I assure you that this is not my new car.

If you’ve been following my blog over the past few weeks, you know that I’ve had a lot of time on my hands. There was the extended couch time, followed by the computer’s repair, and then a week of not having to cook. In order to fill that free time, I bought a new car.

Why would someone with cancer buy a new car, you ask? Well, I wasn’t sure myself. I’ve considered how many novels I’ll get to read before I die and how many new clothes I’ll purchase, but I figured a new car was not in the offing. J. seems to think I’ll be around for a while so she encouraged the splurge. Guess whose cup is half full?

I should be able to manage without a car, but I use the excuse (reality?) of chronic exhaustion not to. Calgary isn’t New York City or Toronto and public transit is not easy or quick. I’d use transit more if it were, and I know I’d be saving the earth if I did.

Instead, J. and I took my elderly car to the dealership, and bought a perky, fuel-efficient new car straight from the showroom. J. negotiated a great deal for me. (I know, all the hard tasks are hers. She has been cursed with unlimited domains of competence.)
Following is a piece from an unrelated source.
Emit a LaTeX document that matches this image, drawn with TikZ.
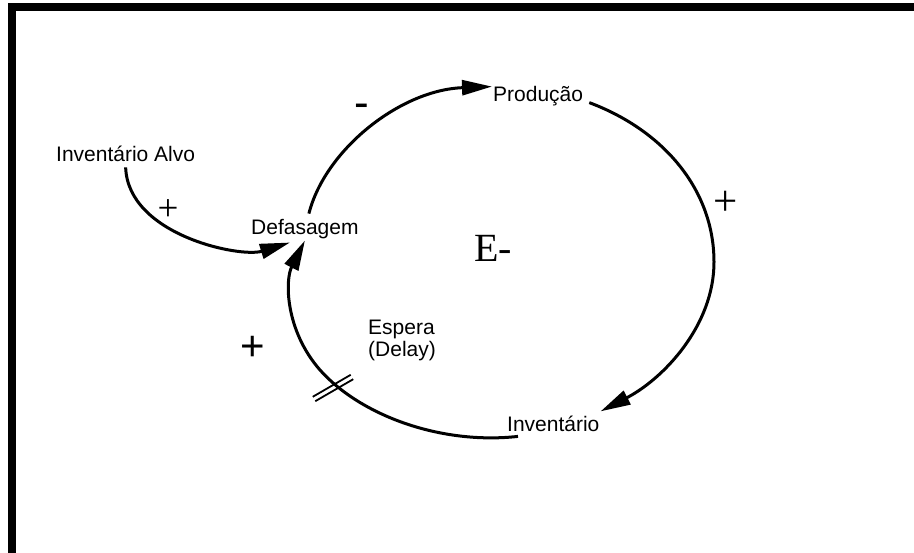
\documentclass[tikz,border=0pt]{standalone}
\usepackage{fontspec}
\setmainfont{Liberation Serif}
\setsansfont{Liberation Sans}
\usetikzlibrary{arrows.meta}

\begin{document}
\begin{tikzpicture}[x=1pt,y=-1pt,
  lbl/.style={font=\sffamily\fontsize{21}{22}\selectfont, inner sep=1pt},
  link/.style={line width=3pt, -{Triangle[length=30pt,width=15pt]}},
  thinsign/.style={inner sep=0pt, font=\rmfamily\fontsize{#1}{#1}\selectfont},
  thicksign/.style={inner sep=0pt, font=\sffamily\fontsize{#1}{#1}\selectfont},
  delaymark/.style={line width=1.8pt},
]
\useasboundingbox (0,0) rectangle (914,553);

% frame
\draw[line width=8pt] (12,7) rectangle (950,557);

% variables
\node[lbl, anchor=base west] (alvo) at (55,162) {Inventário Alvo};
\node[lbl, anchor=base west] (def)  at (250,235) {Defasagem};
\node[lbl, anchor=base west] (prod) at (492,102) {Produção};
\node[lbl, anchor=base west] (inv)  at (506,432) {Inventário};
\node[lbl, anchor=north west, align=left, inner sep=0pt] (delay) at (368,320)
  {Espera\\(Delay)};
\node[anchor=base west, inner sep=0pt, font=\rmfamily\fontsize{40}{40}\selectfont] (loop) at (474,262) {E-};

% causal links
\draw[link] ([yshift=-4pt]alvo.south)
  .. controls (128,235) and (240,258) .. ([xshift=-15pt,yshift=-2pt]def.south);
\draw[link] ([xshift=4pt,yshift=5pt]def.north)
  .. controls (325,150) and (400,90) .. ([yshift=-1pt]prod.north west);
\draw[link] ([xshift=5pt,yshift=-6pt]prod.east)
  .. controls (665,131) and (714,191) .. (714,262)
  .. controls (714,326) and (663,379) .. ([yshift=4pt]inv.north east);
\draw[link] ([xshift=12pt,yshift=-3pt]inv.south west)
  .. controls (440,445) and (360,415) .. (320,370)
  .. controls (285,330) and (285,280) .. (def.south);

% delay mark on the inventory link
\coordinate (dm) at (333,388);
\draw[delaymark] ([shift={(-17.75,13.2)}]dm) -- ([shift={(20.25,-8.8)}]dm);
\draw[delaymark] ([shift={(-20.25,8.8)}]dm) -- ([shift={(17.75,-13.2)}]dm);

% link polarities
\node[thinsign=37] (s1) at (168,210) {+};
\node[thicksign=44, anchor=base] (s2) at (362,118) {-};
\node[thinsign=43] (s3) at (726,203) {+};
\node[thicksign=42] (s4) at (253,348) {+};
\end{tikzpicture}
\end{document}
Mike from Cars movie new yellow car, with two characters hanging out of it.

This is Mike’s new car, not mine.

Before we left, the finance fellow tried to sell me an extended warranty, but I nixed that idea pretty quickly. “I have leukemia,” I told him, “so I don’t know I’ll outlive the current warranty.” Yes, I pulled the leukemia card to shut him down. He was so flummoxed that he failed to mention I can purchase this extension right up to the expiry date of my current warranty. I plan to be alive and well then, so I may reconsider at that time.
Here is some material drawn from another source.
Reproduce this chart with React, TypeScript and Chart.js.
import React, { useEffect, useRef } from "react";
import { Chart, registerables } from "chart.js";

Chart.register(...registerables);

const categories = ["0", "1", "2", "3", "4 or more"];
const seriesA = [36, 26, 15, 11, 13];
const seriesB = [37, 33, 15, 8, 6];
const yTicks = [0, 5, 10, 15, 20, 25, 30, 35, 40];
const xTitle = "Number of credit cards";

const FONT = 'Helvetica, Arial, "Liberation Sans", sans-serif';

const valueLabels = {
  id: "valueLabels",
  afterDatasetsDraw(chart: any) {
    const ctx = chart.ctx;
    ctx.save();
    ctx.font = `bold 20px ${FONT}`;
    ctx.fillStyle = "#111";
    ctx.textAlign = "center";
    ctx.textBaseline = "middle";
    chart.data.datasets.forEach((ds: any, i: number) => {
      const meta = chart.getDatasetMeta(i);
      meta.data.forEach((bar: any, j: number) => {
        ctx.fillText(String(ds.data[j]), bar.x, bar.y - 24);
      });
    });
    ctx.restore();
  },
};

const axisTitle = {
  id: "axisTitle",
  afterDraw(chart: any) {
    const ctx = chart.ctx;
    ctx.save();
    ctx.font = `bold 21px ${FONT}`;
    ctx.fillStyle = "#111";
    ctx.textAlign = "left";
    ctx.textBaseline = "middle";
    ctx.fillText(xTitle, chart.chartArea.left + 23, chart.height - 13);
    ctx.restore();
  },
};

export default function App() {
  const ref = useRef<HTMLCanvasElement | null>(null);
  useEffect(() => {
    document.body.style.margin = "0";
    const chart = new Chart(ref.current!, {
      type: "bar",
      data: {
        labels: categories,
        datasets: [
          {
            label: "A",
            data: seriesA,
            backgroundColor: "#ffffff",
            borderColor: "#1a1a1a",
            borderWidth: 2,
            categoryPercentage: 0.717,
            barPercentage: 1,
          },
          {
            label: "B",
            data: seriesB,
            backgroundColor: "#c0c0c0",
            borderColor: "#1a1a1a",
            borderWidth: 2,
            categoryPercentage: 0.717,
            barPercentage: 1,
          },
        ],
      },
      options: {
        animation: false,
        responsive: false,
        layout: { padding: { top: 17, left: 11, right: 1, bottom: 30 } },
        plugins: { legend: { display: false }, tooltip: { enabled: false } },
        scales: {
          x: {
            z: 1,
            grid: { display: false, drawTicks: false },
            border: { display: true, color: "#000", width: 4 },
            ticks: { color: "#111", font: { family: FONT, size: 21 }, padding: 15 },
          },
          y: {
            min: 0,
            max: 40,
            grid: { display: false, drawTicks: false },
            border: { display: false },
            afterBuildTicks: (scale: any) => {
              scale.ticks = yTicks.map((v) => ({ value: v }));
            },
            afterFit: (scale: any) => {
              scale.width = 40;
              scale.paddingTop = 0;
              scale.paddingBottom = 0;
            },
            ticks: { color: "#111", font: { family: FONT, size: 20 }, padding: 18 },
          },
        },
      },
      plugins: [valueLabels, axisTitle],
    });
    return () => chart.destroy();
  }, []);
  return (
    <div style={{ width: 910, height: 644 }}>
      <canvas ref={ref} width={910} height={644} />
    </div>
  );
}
In the meantime, J., who had much less time on her hands–she is our primary breadwinner, after all–sold my old car. A nice young fellow will hopefully get many more healthy and happy years out of her. She’s been a good car, a reliable and handy car, but I think it’s time for someone else to assume her care. Keeping my own body in one piece is work enough; I can no longer manage an aging car as well.

There’s only one problem with the new car: I’m terrified to park her. Shopping carts and car doors were inexplicably drawn to my last car, rendering a mashup of spots and dings on her once-pristine body. My new baby’s virgin black body will never get her first ding. As a bonus, I will likely lose weight from parking at the farthest end of every lot.

Front corner of black car with big red bow around it.

Could I handle a car like this? Maybe.

When you’re sick, it becomes especially important to set goals for the future. If you have cancer and you need (or want) a new car, just do it if you can. You could be around for a while yet. Me, I’ve now got a five-year warranty to outlive. No problem.